- **PROBLEM STATEMENT**
Repeat the lines below exactly as they appear, but leave out the images.

********

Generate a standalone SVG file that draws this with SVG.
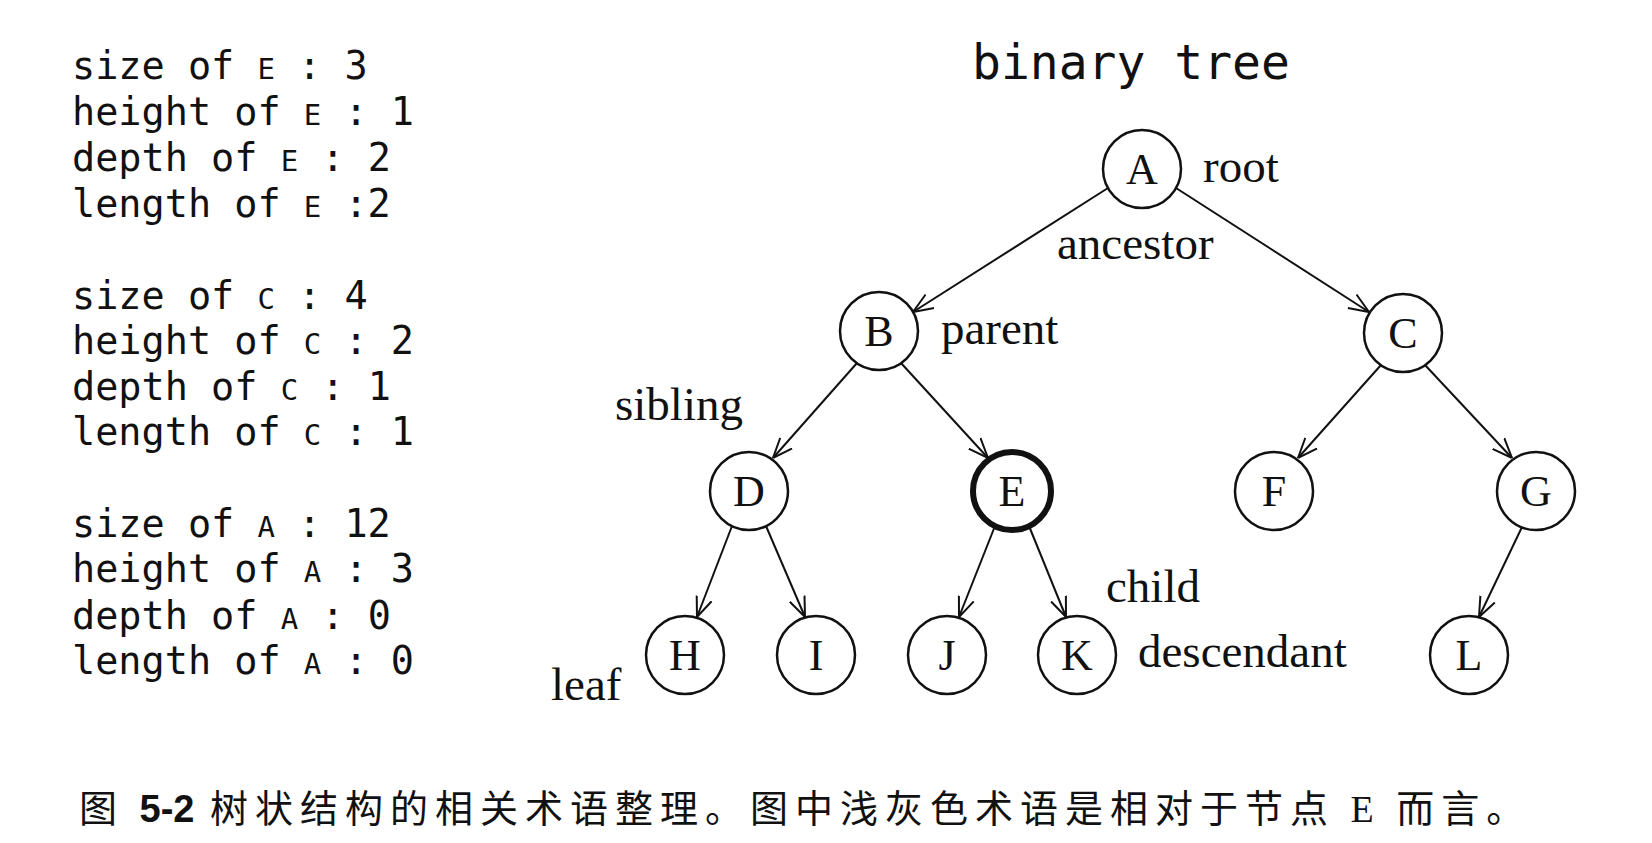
<svg xmlns="http://www.w3.org/2000/svg" width="1652" height="843" viewBox="0 0 1652 843">
<style>
.m{font-family:"DejaVu Sans Mono","Liberation Mono",monospace;font-size:38.5px;fill:#111}
.s{font-size:29px}
.t{font-family:"Liberation Serif","Times New Roman",serif;font-size:47px;fill:#111}
.n circle{fill:#fff;stroke:#111;stroke-width:2.5}
.n text{font-family:"Liberation Serif",serif;font-size:44px;text-anchor:middle;fill:#111}
.e line{stroke:#111;stroke-width:2}
</style>
<defs><marker id="a" viewBox="0 0 20 20" refX="20" refY="10" markerWidth="20" markerHeight="20" markerUnits="userSpaceOnUse" orient="auto"><path d="M0,2 L20,10 L0,18" fill="none" stroke="#111" stroke-width="2"/></marker></defs>
<rect width="1652" height="843" fill="#fff"/>
<g id="stats" class="m">
<text x="72" y="79">size of <tspan class="s">E</tspan> : 3</text>
<text x="72" y="125">height of <tspan class="s">E</tspan> : 1</text>
<text x="72" y="171">depth of <tspan class="s">E</tspan> : 2</text>
<text x="72" y="217">length of <tspan class="s">E</tspan> :2</text>
<text x="72" y="309">size of <tspan class="s">C</tspan> : 4</text>
<text x="72" y="354">height of <tspan class="s">C</tspan> : 2</text>
<text x="72" y="400">depth of <tspan class="s">C</tspan> : 1</text>
<text x="72" y="445">length of <tspan class="s">C</tspan> : 1</text>
<text x="72" y="537">size of <tspan class="s">A</tspan> : 12</text>
<text x="72" y="582">height of <tspan class="s">A</tspan> : 3</text>
<text x="72" y="629">depth of <tspan class="s">A</tspan> : 0</text>
<text x="72" y="674">length of <tspan class="s">A</tspan> : 0</text>
</g>
<text id="title" class="m" x="972" y="79" style="font-size:48px">binary tree</text>
<g id="edges" class="e">
<line x1="1108" y1="188" x2="913" y2="312" marker-end="url(#a)"/>
<line x1="1176" y1="188" x2="1369" y2="312" marker-end="url(#a)"/>
<line x1="857" y1="363" x2="773" y2="458" marker-end="url(#a)"/>
<line x1="901" y1="363" x2="988" y2="458" marker-end="url(#a)"/>
<line x1="1381" y1="365" x2="1298" y2="458" marker-end="url(#a)"/>
<line x1="1425" y1="365" x2="1512" y2="458" marker-end="url(#a)"/>
<line x1="732" y1="526" x2="697" y2="617" marker-end="url(#a)"/>
<line x1="766" y1="526" x2="805" y2="617" marker-end="url(#a)"/>
<line x1="995" y1="526" x2="959" y2="617" marker-end="url(#a)"/>
<line x1="1029" y1="526" x2="1066" y2="617" marker-end="url(#a)"/>
<line x1="1522" y1="527" x2="1479" y2="617" marker-end="url(#a)"/>
</g>
<g id="A" class="n"><circle cx="1142" cy="169" r="39"/><text x="1142" y="184">A</text></g>
<g id="B" class="n"><circle cx="879" cy="331" r="39"/><text x="879" y="346">B</text></g>
<g id="C" class="n"><circle cx="1403" cy="333" r="39"/><text x="1403" y="348">C</text></g>
<g id="D" class="n"><circle cx="749" cy="491" r="39"/><text x="749" y="506">D</text></g>
<g id="E" class="n"><circle cx="1012" cy="491" r="39" style="stroke-width:6"/><text x="1012" y="506">E</text></g>
<g id="F" class="n"><circle cx="1274" cy="491" r="39"/><text x="1274" y="506">F</text></g>
<g id="G" class="n"><circle cx="1536" cy="491" r="39"/><text x="1536" y="506">G</text></g>
<g id="H" class="n"><circle cx="685" cy="655" r="39"/><text x="685" y="670">H</text></g>
<g id="I" class="n"><circle cx="816" cy="655" r="39"/><text x="816" y="670">I</text></g>
<g id="J" class="n"><circle cx="947" cy="655" r="39"/><text x="947" y="670">J</text></g>
<g id="K" class="n"><circle cx="1077" cy="655" r="39"/><text x="1077" y="670">K</text></g>
<g id="L" class="n"><circle cx="1469" cy="655" r="39"/><text x="1469" y="670">L</text></g>
<g id="labels" class="t">
<text x="1203" y="182">root</text>
<text x="1057" y="259">ancestor</text>
<text x="941" y="344">parent</text>
<text x="615" y="420">sibling</text>
<text x="1106" y="602">child</text>
<text x="1138" y="667">descendant</text>
<text x="551" y="700">leaf</text>
</g>
<text id="caption" x="79" y="822" style="font-family:'Noto Sans CJK SC',sans-serif;font-size:38px;letter-spacing:7px;fill:#111">图 <tspan style="font-family:'Liberation Sans',sans-serif;font-weight:bold;letter-spacing:0">5-2</tspan> 树状结构的相关术语整理。图中浅灰色术语是相对于节点 <tspan style="font-family:'Liberation Serif',serif">E</tspan> 而言。</text>
</svg>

********

- **WRITTEN REPLY**
Generate a standalone SVG file that draws this with SVG.
<svg xmlns="http://www.w3.org/2000/svg" width="1652" height="843" viewBox="0 0 1652 843">
<style>
.m{font-family:"DejaVu Sans Mono","Liberation Mono",monospace;font-size:38.5px;fill:#111}
.s{font-size:29px}
.t{font-family:"Liberation Serif","Times New Roman",serif;font-size:47px;fill:#111}
.n circle{fill:#fff;stroke:#111;stroke-width:2.5}
.n text{font-family:"Liberation Serif",serif;font-size:44px;text-anchor:middle;fill:#111}
.e line{stroke:#111;stroke-width:2}
</style>
<defs><marker id="a" viewBox="0 0 20 20" refX="20" refY="10" markerWidth="20" markerHeight="20" markerUnits="userSpaceOnUse" orient="auto"><path d="M0,2 L20,10 L0,18" fill="none" stroke="#111" stroke-width="2"/></marker></defs>
<rect width="1652" height="843" fill="#fff"/>
<g id="stats" class="m">
<text x="72" y="79">size of <tspan class="s">E</tspan> : 3</text>
<text x="72" y="125">height of <tspan class="s">E</tspan> : 1</text>
<text x="72" y="171">depth of <tspan class="s">E</tspan> : 2</text>
<text x="72" y="217">length of <tspan class="s">E</tspan> :2</text>
<text x="72" y="309">size of <tspan class="s">C</tspan> : 4</text>
<text x="72" y="354">height of <tspan class="s">C</tspan> : 2</text>
<text x="72" y="400">depth of <tspan class="s">C</tspan> : 1</text>
<text x="72" y="445">length of <tspan class="s">C</tspan> : 1</text>
<text x="72" y="537">size of <tspan class="s">A</tspan> : 12</text>
<text x="72" y="582">height of <tspan class="s">A</tspan> : 3</text>
<text x="72" y="629">depth of <tspan class="s">A</tspan> : 0</text>
<text x="72" y="674">length of <tspan class="s">A</tspan> : 0</text>
</g>
<text id="title" class="m" x="972" y="79" style="font-size:48px">binary tree</text>
<g id="edges" class="e">
<line x1="1108" y1="188" x2="913" y2="312" marker-end="url(#a)"/>
<line x1="1176" y1="188" x2="1369" y2="312" marker-end="url(#a)"/>
<line x1="857" y1="363" x2="773" y2="458" marker-end="url(#a)"/>
<line x1="901" y1="363" x2="988" y2="458" marker-end="url(#a)"/>
<line x1="1381" y1="365" x2="1298" y2="458" marker-end="url(#a)"/>
<line x1="1425" y1="365" x2="1512" y2="458" marker-end="url(#a)"/>
<line x1="732" y1="526" x2="697" y2="617" marker-end="url(#a)"/>
<line x1="766" y1="526" x2="805" y2="617" marker-end="url(#a)"/>
<line x1="995" y1="526" x2="959" y2="617" marker-end="url(#a)"/>
<line x1="1029" y1="526" x2="1066" y2="617" marker-end="url(#a)"/>
<line x1="1522" y1="527" x2="1479" y2="617" marker-end="url(#a)"/>
</g>
<g id="A" class="n"><circle cx="1142" cy="169" r="39"/><text x="1142" y="184">A</text></g>
<g id="B" class="n"><circle cx="879" cy="331" r="39"/><text x="879" y="346">B</text></g>
<g id="C" class="n"><circle cx="1403" cy="333" r="39"/><text x="1403" y="348">C</text></g>
<g id="D" class="n"><circle cx="749" cy="491" r="39"/><text x="749" y="506">D</text></g>
<g id="E" class="n"><circle cx="1012" cy="491" r="39" style="stroke-width:6"/><text x="1012" y="506">E</text></g>
<g id="F" class="n"><circle cx="1274" cy="491" r="39"/><text x="1274" y="506">F</text></g>
<g id="G" class="n"><circle cx="1536" cy="491" r="39"/><text x="1536" y="506">G</text></g>
<g id="H" class="n"><circle cx="685" cy="655" r="39"/><text x="685" y="670">H</text></g>
<g id="I" class="n"><circle cx="816" cy="655" r="39"/><text x="816" y="670">I</text></g>
<g id="J" class="n"><circle cx="947" cy="655" r="39"/><text x="947" y="670">J</text></g>
<g id="K" class="n"><circle cx="1077" cy="655" r="39"/><text x="1077" y="670">K</text></g>
<g id="L" class="n"><circle cx="1469" cy="655" r="39"/><text x="1469" y="670">L</text></g>
<g id="labels" class="t">
<text x="1203" y="182">root</text>
<text x="1057" y="259">ancestor</text>
<text x="941" y="344">parent</text>
<text x="615" y="420">sibling</text>
<text x="1106" y="602">child</text>
<text x="1138" y="667">descendant</text>
<text x="551" y="700">leaf</text>
</g>
<text id="caption" x="79" y="822" style="font-family:'Noto Sans CJK SC',sans-serif;font-size:38px;letter-spacing:7px;fill:#111">图 <tspan style="font-family:'Liberation Sans',sans-serif;font-weight:bold;letter-spacing:0">5-2</tspan> 树状结构的相关术语整理。图中浅灰色术语是相对于节点 <tspan style="font-family:'Liberation Serif',serif">E</tspan> 而言。</text>
</svg>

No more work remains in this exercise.